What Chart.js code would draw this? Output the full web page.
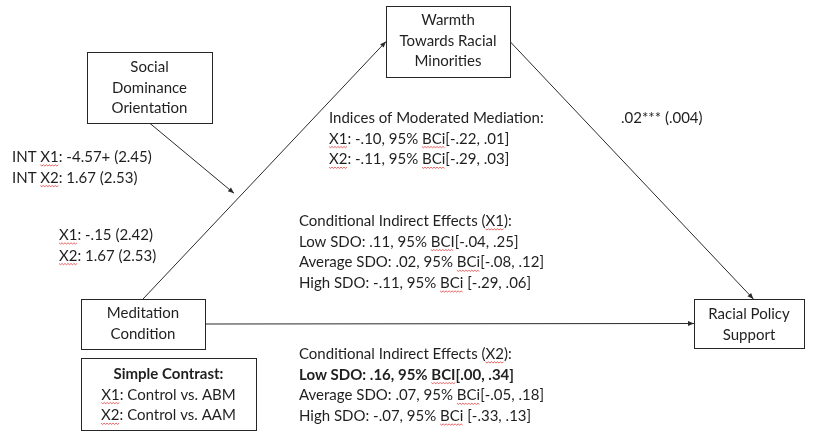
<!DOCTYPE html>
<html>
<head>
<meta charset="utf-8">
<script src="https://cdn.jsdelivr.net/npm/chart.js@4"></script>
<style>
  html, body { margin: 0; padding: 0; background: #fff; }
  canvas { display: block; }
</style>
</head>
<body>
<canvas id="diagrama" width="825" height="431"></canvas>
<script>
// textos do diagrama (~palavra~ = sublinhado ondulado, ^ no início = negrito)
const sdoLabel = ['Social', 'Dominance', 'Orientation'];
const warmthLabel = ['Warmth', 'Towards Racial', 'Minorities'];
const conditionLabel = ['Meditation', 'Condition'];
const outcomeLabel = ['Racial Policy', 'Support'];
const contrastLines = ['^Simple Contrast:', '~X1~: Control vs. ABM', '~X2~: Control vs. AAM'];
const interactionPaths = ['INT ~X1~: -4.57+ (2.45)', 'INT ~X2~: 1.67 (2.53)'];
const aPaths = ['~X1~: -.15 (2.42)', '~X2~: 1.67 (2.53)'];
const bPath = ['.02*** (.004)'];
const modMedIndex = ['Indices of Moderated Mediation:', '~X1~: -.10, 95% ~BCi~[-.22, .01]', '~X2~: -.11, 95% ~BCi~[-.29, .03]'];
const condX1 = ['Conditional Indirect Effects (~X1~):', 'Low SDO: .11, 95% ~BCI~[-.04, .25]', 'Average SDO: .02, 95% ~BCi~[-.08, .12]', 'High SDO: -.11, 95% ~BCi~ [-.29, .06]'];
const condX2 = ['Conditional Indirect Effects (~X2~):', '^Low SDO: .16, 95% ~BCI~[.00, .34]', 'Average SDO: .07, 95% ~BCi~[-.05, .18]', 'High SDO: -.07, 95% ~BCi~ [-.33, .13]'];

// layout (coordenadas do desenho, 825 x 431)
const boxes = {
    sdo: { x: 87, y: 52, w: 125, h: 71 },
    warmth: { x: 386, y: 6, w: 124, h: 71 },
    condition: { x: 81, y: 299, w: 124, h: 50 },
    contrast: { x: 81, y: 358, w: 175, h: 72 },
    outcome: { x: 694, y: 299, w: 110, h: 49 }
};
const FONT = 'Lato, "Open Sans", sans-serif';
const SIZE = 15;
const LINE = 20.7;
const INK = '#1f1f1f';

const b = boxes;
const aStart = { x: b.condition.x + b.condition.w / 2, y: b.condition.y };
const aEnd = { x: b.warmth.x, y: b.warmth.y + b.warmth.h / 2 };
const bStart = { x: b.warmth.x + b.warmth.w, y: b.warmth.y + b.warmth.h / 2 };
const bEnd = { x: b.outcome.x + b.outcome.w * 0.54, y: b.outcome.y };
const cStart = { x: b.condition.x + b.condition.w, y: b.condition.y + b.condition.h / 2 };
const cEnd = { x: b.outcome.x, y: b.outcome.y + b.outcome.h / 2 };
const t = 0.395;
const modStart = { x: b.sdo.x + b.sdo.w / 2, y: b.sdo.y + b.sdo.h };
const onA = { x: aStart.x + (aEnd.x - aStart.x) * t, y: aStart.y + (aEnd.y - aStart.y) * t };
const modEnd = { x: onA.x - 5, y: onA.y - 4 };

function seta(de, ate) {
    return {
        data: [de, ate],
        showLine: true,
        borderColor: '#2a2a2a',
        borderWidth: 1,
        pointRadius: 0
    };
}

function partes(linha) {
    let bold = false;
    if (linha.startsWith('^')) { bold = true; linha = linha.slice(1); }
    const out = [];
    linha.split('~').forEach((s, i) => { if (s) out.push({ t: s, u: i % 2 === 1 }); });
    return { bold, out };
}

function escreve(ctx, linha, x, y, align) {
    const p = partes(linha);
    ctx.font = (p.bold ? 'bold ' : '') + SIZE + 'px ' + FONT;
    let total = 0;
    p.out.forEach(s => total += ctx.measureText(s.t).width);
    let cx = align === 'center' ? x - total / 2 : x;
    ctx.textAlign = 'left';
    ctx.textBaseline = 'middle';
    p.out.forEach(s => {
        const w = ctx.measureText(s.t).width;
        ctx.fillStyle = INK;
        ctx.fillText(s.t, cx, y);
        if (s.u) {
            ctx.save();
            ctx.strokeStyle = '#e23b3b';
            ctx.lineWidth = 0.8;
            ctx.beginPath();
            const yy = y + 8;
            for (let k = 0; k <= w; k += 1.5) {
                const dy = (Math.round(k / 1.5) % 2) ? 1 : -0.2;
                if (k === 0) ctx.moveTo(cx + k, yy + dy); else ctx.lineTo(cx + k, yy + dy);
            }
            ctx.stroke();
            ctx.restore();
        }
        cx += w;
    });
}

const desenho = {
    id: 'desenho',
    afterDatasetsDraw(chart) {
        const ctx = chart.ctx;
        const sx = chart.scales.x, sy = chart.scales.y;
        const X = v => sx.getPixelForValue(v);
        const Y = v => sy.getPixelForValue(v);

        // caixas
        ctx.save();
        ctx.strokeStyle = '#262626';
        ctx.lineWidth = 1;
        Object.values(boxes).forEach(bx => {
            ctx.fillStyle = '#fff';
            ctx.fillRect(X(bx.x), Y(bx.y), X(bx.x + bx.w) - X(bx.x), Y(bx.y + bx.h) - Y(bx.y));
            ctx.strokeRect(Math.round(X(bx.x)) + 0.5, Math.round(Y(bx.y)) + 0.5,
                Math.round(X(bx.x + bx.w) - X(bx.x)), Math.round(Y(bx.y + bx.h) - Y(bx.y)));
        });

        // pontas de seta
        chart.data.datasets.forEach(ds => {
            const a = ds.data[0], c = ds.data[1];
            const x1 = X(a.x), y1 = Y(a.y), x2 = X(c.x), y2 = Y(c.y);
            const ang = Math.atan2(y2 - y1, x2 - x1);
            ctx.fillStyle = '#2a2a2a';
            ctx.beginPath();
            ctx.moveTo(x2, y2);
            ctx.lineTo(x2 - 6 * Math.cos(ang) + 2.5 * Math.sin(ang), y2 - 6 * Math.sin(ang) - 2.5 * Math.cos(ang));
            ctx.lineTo(x2 - 6 * Math.cos(ang) - 2.5 * Math.sin(ang), y2 - 6 * Math.sin(ang) + 2.5 * Math.cos(ang));
            ctx.closePath();
            ctx.fill();
        });

        // textos das caixas
        const centro = (bx, linhas, y0) => linhas.forEach((l, i) => escreve(ctx, l, X(bx.x + bx.w / 2), Y(y0 + i * LINE), 'center'));
        centro(b.sdo, sdoLabel, 67);
        centro(b.warmth, warmthLabel, 20);
        centro(b.condition, conditionLabel, 313);
        centro(b.outcome, outcomeLabel, 314);
        centro(b.contrast, contrastLines, 374);

        // coeficientes
        const bloco = (linhas, x, y0) => linhas.forEach((l, i) => escreve(ctx, l, X(x), Y(y0 + i * LINE), 'left'));
        bloco(interactionPaths, 12, 157);
        bloco(aPaths, 59, 235);
        bloco(bPath, 621, 118);
        bloco(modMedIndex, 329, 118);
        bloco(condX1, 299, 221);
        bloco(condX2, 299, 354);
        ctx.restore();
    }
};

new Chart(document.getElementById('diagrama'), {
    type: 'scatter',
    data: {
        datasets: [
            seta(aStart, aEnd),
            seta(bStart, bEnd),
            seta(cStart, cEnd),
            seta(modStart, modEnd)
        ]
    },
    options: {
        responsive: false,
        animation: false,
        devicePixelRatio: 1,
        layout: { padding: 0 },
        plugins: { legend: { display: false }, tooltip: { enabled: false } },
        scales: {
            x: { type: 'linear', min: 0, max: 825, display: false },
            y: { type: 'linear', min: 0, max: 431, reverse: true, display: false }
        }
    },
    plugins: [desenho]
});
</script>
</body>
</html>
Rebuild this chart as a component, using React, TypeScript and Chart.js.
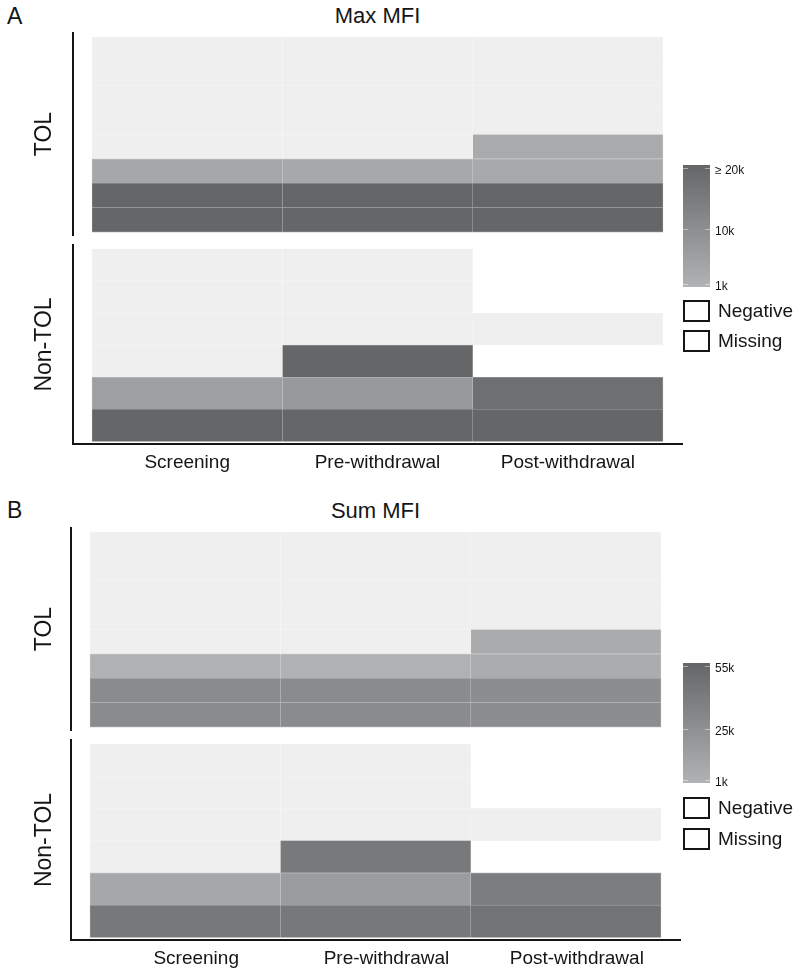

◆ ◆ ◆

Aim of the exercise
State how many lines in the records above contain the word "this", giving only the number.

Task result
2